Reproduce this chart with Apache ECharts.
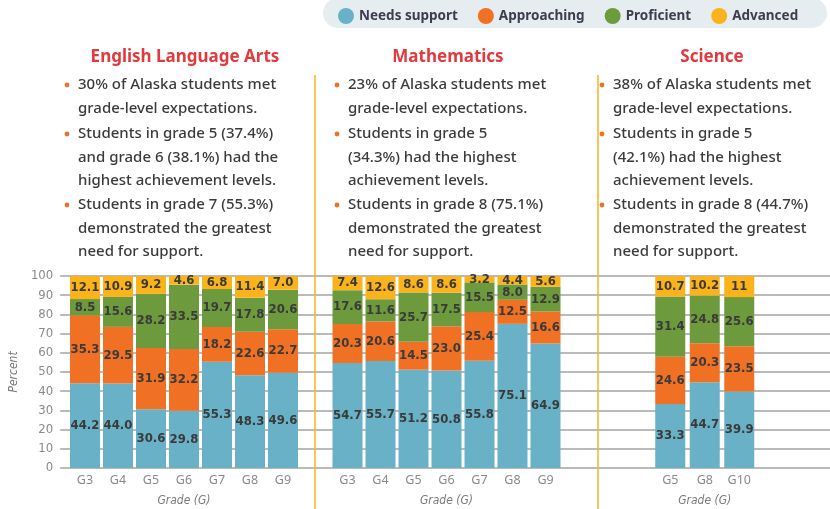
<!DOCTYPE html>
<html>
<head>
<meta charset="utf-8">
<script src="https://cdn.jsdelivr.net/npm/echarts@6/dist/echarts.min.js"></script>
<style>
  html, body { margin: 0; padding: 0; background: #fff; }
  #chart { width: 830px; height: 509px; }
</style>
</head>
<body>
<div id="chart"></div>
<script>
  // categories
  const elaGrades = ['G3', 'G4', 'G5', 'G6', 'G7', 'G8', 'G9'];
  const mathGrades = ['G3', 'G4', 'G5', 'G6', 'G7', 'G8', 'G9'];
  const sciGrades = ['G5', 'G8', 'G10'];
  const levels = ['Needs support', 'Approaching', 'Proficient', 'Advanced'];
  const yTicks = [0, 100, 10]; // min, max, step

  // percent per level, bottom to top
  const elaNeeds = [44.2, 44.0, 30.6, 29.8, 55.3, 48.3, 49.6];
  const elaApproaching = [35.3, 29.5, 31.9, 32.2, 18.2, 22.6, 22.7];
  const elaProficient = [8.5, 15.6, 28.2, 33.5, 19.7, 17.8, 20.6];
  const elaAdvanced = [12.1, 10.9, 9.2, 4.6, 6.8, 11.4, 7.0];

  const mathNeeds = [54.7, 55.7, 51.2, 50.8, 55.8, 75.1, 64.9];
  const mathApproaching = [20.3, 20.6, 14.5, 23.0, 25.4, 12.5, 16.6];
  const mathProficient = [17.6, 11.6, 25.7, 17.5, 15.5, 8.0, 12.9];
  const mathAdvanced = [7.4, 12.6, 8.6, 8.6, 3.2, 4.4, 5.6];

  const sciNeeds = [33.3, 44.7, 39.9];
  const sciApproaching = [24.6, 20.3, 23.5];
  const sciProficient = [31.4, 24.8, 25.6];
  const sciAdvanced = [10.7, 10.2, 11];

  // panel texts
  const panelTitles = ['English Language Arts', 'Mathematics', 'Science'];
  const panelBullets = [
    ['30% of Alaska students met\ngrade-level expectations.',
     'Students in grade 5 (37.4%)\nand grade 6 (38.1%) had the\nhighest achievement levels.',
     'Students in grade 7 (55.3%)\ndemonstrated the greatest\nneed for support.'],
    ['23% of Alaska students met\ngrade-level expectations.',
     'Students in grade 5\n(34.3%) had the highest\nachievement levels.',
     'Students in grade 8 (75.1%)\ndemonstrated the greatest\nneed for support.'],
    ['38% of Alaska students met\ngrade-level expectations.',
     'Students in grade 5\n(42.1%) had the highest\nachievement levels.',
     'Students in grade 8 (44.7%)\ndemonstrated the greatest\nneed for support.']
  ];

  const colors = ['#68b1c7', '#f07024', '#6d9a3c', '#fbb31c'];
  const font = '"Noto Sans", Lato, sans-serif';
  const narrow = '"Liberation Sans Narrow", "DejaVu Sans Condensed", sans-serif';

  const chart = echarts.init(document.getElementById('chart'));

  const gridTop = 276, gridBottom = 41;
  const grids = [
    { left: 60, right: 0, top: gridTop, bottom: gridBottom },       // background lines
    { left: 68.5, width: 231, top: gridTop, bottom: gridBottom },   // ELA
    { left: 331, width: 231, top: gridTop, bottom: gridBottom },    // Math
    { left: 653, width: 103.5, top: gridTop, bottom: gridBottom }   // Science
  ];

  const catAxis = (data, idx) => ({
    type: 'category', gridIndex: idx, data: data,
    axisLine: { show: false }, axisTick: { show: false },
    axisLabel: { color: '#8a8a8a', fontFamily: font, fontSize: 12.5, margin: 6 },
    name: 'Grade (G)', nameLocation: 'middle', nameGap: 27,
    nameTextStyle: { color: '#7a7a7a', fontFamily: narrow, fontStyle: 'italic', fontSize: 12 }
  });
  const hiddenY = idx => ({
    type: 'value', gridIndex: idx, min: yTicks[0], max: yTicks[1], interval: yTicks[2], show: false
  });

  const fmt = p => p.value.toFixed(1);
  const sciFmt = p => String(p.value);
  const panels = [
    [[elaNeeds, elaApproaching, elaProficient, elaAdvanced], 1, 'ela', fmt],
    [[mathNeeds, mathApproaching, mathProficient, mathAdvanced], 2, 'math', fmt],
    [[sciNeeds, sciApproaching, sciProficient, sciAdvanced], 3, 'sci', sciFmt]
  ];
  const series = [];
  panels.forEach(([sets, idx, stack, f]) => {
    sets.forEach((vals, i) => {
      series.push({
        name: levels[i], type: 'bar', stack: stack,
        xAxisIndex: idx, yAxisIndex: idx, data: vals,
        barWidth: 30, itemStyle: { color: colors[i] },
        label: { show: true, position: 'inside', formatter: f, color: '#3a3a3a',
                 fontFamily: narrow, fontWeight: 'bold', fontSize: 13 }
      });
    });
  });

  // text blocks above the charts
  const graphics = [
    { type: 'rect', left: 323, top: -2, shape: { width: 504, height: 30, r: 15 },
      style: { fill: '#e5edf0' }, z: -1 },
    { type: 'line', shape: { x1: 315, y1: 75, x2: 315, y2: 509 }, style: { stroke: '#fbb31c', lineWidth: 1.5 }, z: 100 },
    { type: 'line', shape: { x1: 598, y1: 75, x2: 598, y2: 509 }, style: { stroke: '#fbb31c', lineWidth: 1.5 }, z: 100 }
  ];
  const titleX = [185, 448, 712];
  const textX = [78, 348, 613];
  const bulletTops = [73, 122, 193];
  panelTitles.forEach((t, k) => {
    graphics.push({ type: 'text', x: titleX[k], y: 57,
      style: { text: t, fill: '#e2393d', font: 'bold 17px ' + font, textAlign: 'center', textVerticalAlign: 'middle' } });
    panelBullets[k].forEach((b, j) => {
      graphics.push({ type: 'circle', shape: { cx: textX[k] - 11, cy: bulletTops[j] + 12, r: 2.4 },
        style: { fill: '#f07024' } });
      graphics.push({ type: 'text', x: textX[k], y: bulletTops[j],
        style: { text: b, fill: '#3b3b3b', font: '500 15px ' + font, lineHeight: 23.5 } });
    });
  });

  chart.setOption({
    animation: false,
    legend: {
      data: levels, left: 333, top: 3, icon: 'circle', itemWidth: 16, itemHeight: 16, itemGap: 20,
      textStyle: { color: '#3d3d4d', fontFamily: font, fontWeight: 'bold', fontSize: 13.5 }
    },
    grid: grids,
    xAxis: [
      { type: 'value', gridIndex: 0, show: false },
      catAxis(elaGrades, 1), catAxis(mathGrades, 2), catAxis(sciGrades, 3)
    ],
    yAxis: [
      { type: 'value', gridIndex: 0, min: yTicks[0], max: yTicks[1], interval: yTicks[2],
        axisLine: { show: false }, axisTick: { show: false },
        axisLabel: { color: '#8a8a8a', fontFamily: narrow, fontSize: 13, margin: 7 },
        splitLine: { lineStyle: { color: '#a3a3a3', width: 1.5 } },
        name: 'Percent', nameLocation: 'middle', nameGap: 31,
        nameTextStyle: { color: '#7a7a7a', fontFamily: narrow, fontStyle: 'italic', fontSize: 12 } },
      hiddenY(1), hiddenY(2), hiddenY(3)
    ],
    series: series,
    graphic: graphics
  });
</script>
</body>
</html>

━━━━

• **Goal**
Reproduce the material above in full and without alteration, but skip all pictures.

• **Answer to this task**
Reproduce this chart with Apache ECharts.
<!DOCTYPE html>
<html>
<head>
<meta charset="utf-8">
<script src="https://cdn.jsdelivr.net/npm/echarts@6/dist/echarts.min.js"></script>
<style>
  html, body { margin: 0; padding: 0; background: #fff; }
  #chart { width: 830px; height: 509px; }
</style>
</head>
<body>
<div id="chart"></div>
<script>
  // categories
  const elaGrades = ['G3', 'G4', 'G5', 'G6', 'G7', 'G8', 'G9'];
  const mathGrades = ['G3', 'G4', 'G5', 'G6', 'G7', 'G8', 'G9'];
  const sciGrades = ['G5', 'G8', 'G10'];
  const levels = ['Needs support', 'Approaching', 'Proficient', 'Advanced'];
  const yTicks = [0, 100, 10]; // min, max, step

  // percent per level, bottom to top
  const elaNeeds = [44.2, 44.0, 30.6, 29.8, 55.3, 48.3, 49.6];
  const elaApproaching = [35.3, 29.5, 31.9, 32.2, 18.2, 22.6, 22.7];
  const elaProficient = [8.5, 15.6, 28.2, 33.5, 19.7, 17.8, 20.6];
  const elaAdvanced = [12.1, 10.9, 9.2, 4.6, 6.8, 11.4, 7.0];

  const mathNeeds = [54.7, 55.7, 51.2, 50.8, 55.8, 75.1, 64.9];
  const mathApproaching = [20.3, 20.6, 14.5, 23.0, 25.4, 12.5, 16.6];
  const mathProficient = [17.6, 11.6, 25.7, 17.5, 15.5, 8.0, 12.9];
  const mathAdvanced = [7.4, 12.6, 8.6, 8.6, 3.2, 4.4, 5.6];

  const sciNeeds = [33.3, 44.7, 39.9];
  const sciApproaching = [24.6, 20.3, 23.5];
  const sciProficient = [31.4, 24.8, 25.6];
  const sciAdvanced = [10.7, 10.2, 11];

  // panel texts
  const panelTitles = ['English Language Arts', 'Mathematics', 'Science'];
  const panelBullets = [
    ['30% of Alaska students met\ngrade-level expectations.',
     'Students in grade 5 (37.4%)\nand grade 6 (38.1%) had the\nhighest achievement levels.',
     'Students in grade 7 (55.3%)\ndemonstrated the greatest\nneed for support.'],
    ['23% of Alaska students met\ngrade-level expectations.',
     'Students in grade 5\n(34.3%) had the highest\nachievement levels.',
     'Students in grade 8 (75.1%)\ndemonstrated the greatest\nneed for support.'],
    ['38% of Alaska students met\ngrade-level expectations.',
     'Students in grade 5\n(42.1%) had the highest\nachievement levels.',
     'Students in grade 8 (44.7%)\ndemonstrated the greatest\nneed for support.']
  ];

  const colors = ['#68b1c7', '#f07024', '#6d9a3c', '#fbb31c'];
  const font = '"Noto Sans", Lato, sans-serif';
  const narrow = '"Liberation Sans Narrow", "DejaVu Sans Condensed", sans-serif';

  const chart = echarts.init(document.getElementById('chart'));

  const gridTop = 276, gridBottom = 41;
  const grids = [
    { left: 60, right: 0, top: gridTop, bottom: gridBottom },       // background lines
    { left: 68.5, width: 231, top: gridTop, bottom: gridBottom },   // ELA
    { left: 331, width: 231, top: gridTop, bottom: gridBottom },    // Math
    { left: 653, width: 103.5, top: gridTop, bottom: gridBottom }   // Science
  ];

  const catAxis = (data, idx) => ({
    type: 'category', gridIndex: idx, data: data,
    axisLine: { show: false }, axisTick: { show: false },
    axisLabel: { color: '#8a8a8a', fontFamily: font, fontSize: 12.5, margin: 6 },
    name: 'Grade (G)', nameLocation: 'middle', nameGap: 27,
    nameTextStyle: { color: '#7a7a7a', fontFamily: narrow, fontStyle: 'italic', fontSize: 12 }
  });
  const hiddenY = idx => ({
    type: 'value', gridIndex: idx, min: yTicks[0], max: yTicks[1], interval: yTicks[2], show: false
  });

  const fmt = p => p.value.toFixed(1);
  const sciFmt = p => String(p.value);
  const panels = [
    [[elaNeeds, elaApproaching, elaProficient, elaAdvanced], 1, 'ela', fmt],
    [[mathNeeds, mathApproaching, mathProficient, mathAdvanced], 2, 'math', fmt],
    [[sciNeeds, sciApproaching, sciProficient, sciAdvanced], 3, 'sci', sciFmt]
  ];
  const series = [];
  panels.forEach(([sets, idx, stack, f]) => {
    sets.forEach((vals, i) => {
      series.push({
        name: levels[i], type: 'bar', stack: stack,
        xAxisIndex: idx, yAxisIndex: idx, data: vals,
        barWidth: 30, itemStyle: { color: colors[i] },
        label: { show: true, position: 'inside', formatter: f, color: '#3a3a3a',
                 fontFamily: narrow, fontWeight: 'bold', fontSize: 13 }
      });
    });
  });

  // text blocks above the charts
  const graphics = [
    { type: 'rect', left: 323, top: -2, shape: { width: 504, height: 30, r: 15 },
      style: { fill: '#e5edf0' }, z: -1 },
    { type: 'line', shape: { x1: 315, y1: 75, x2: 315, y2: 509 }, style: { stroke: '#fbb31c', lineWidth: 1.5 }, z: 100 },
    { type: 'line', shape: { x1: 598, y1: 75, x2: 598, y2: 509 }, style: { stroke: '#fbb31c', lineWidth: 1.5 }, z: 100 }
  ];
  const titleX = [185, 448, 712];
  const textX = [78, 348, 613];
  const bulletTops = [73, 122, 193];
  panelTitles.forEach((t, k) => {
    graphics.push({ type: 'text', x: titleX[k], y: 57,
      style: { text: t, fill: '#e2393d', font: 'bold 17px ' + font, textAlign: 'center', textVerticalAlign: 'middle' } });
    panelBullets[k].forEach((b, j) => {
      graphics.push({ type: 'circle', shape: { cx: textX[k] - 11, cy: bulletTops[j] + 12, r: 2.4 },
        style: { fill: '#f07024' } });
      graphics.push({ type: 'text', x: textX[k], y: bulletTops[j],
        style: { text: b, fill: '#3b3b3b', font: '500 15px ' + font, lineHeight: 23.5 } });
    });
  });

  chart.setOption({
    animation: false,
    legend: {
      data: levels, left: 333, top: 3, icon: 'circle', itemWidth: 16, itemHeight: 16, itemGap: 20,
      textStyle: { color: '#3d3d4d', fontFamily: font, fontWeight: 'bold', fontSize: 13.5 }
    },
    grid: grids,
    xAxis: [
      { type: 'value', gridIndex: 0, show: false },
      catAxis(elaGrades, 1), catAxis(mathGrades, 2), catAxis(sciGrades, 3)
    ],
    yAxis: [
      { type: 'value', gridIndex: 0, min: yTicks[0], max: yTicks[1], interval: yTicks[2],
        axisLine: { show: false }, axisTick: { show: false },
        axisLabel: { color: '#8a8a8a', fontFamily: narrow, fontSize: 13, margin: 7 },
        splitLine: { lineStyle: { color: '#a3a3a3', width: 1.5 } },
        name: 'Percent', nameLocation: 'middle', nameGap: 31,
        nameTextStyle: { color: '#7a7a7a', fontFamily: narrow, fontStyle: 'italic', fontSize: 12 } },
      hiddenY(1), hiddenY(2), hiddenY(3)
    ],
    series: series,
    graphic: graphics
  });
</script>
</body>
</html>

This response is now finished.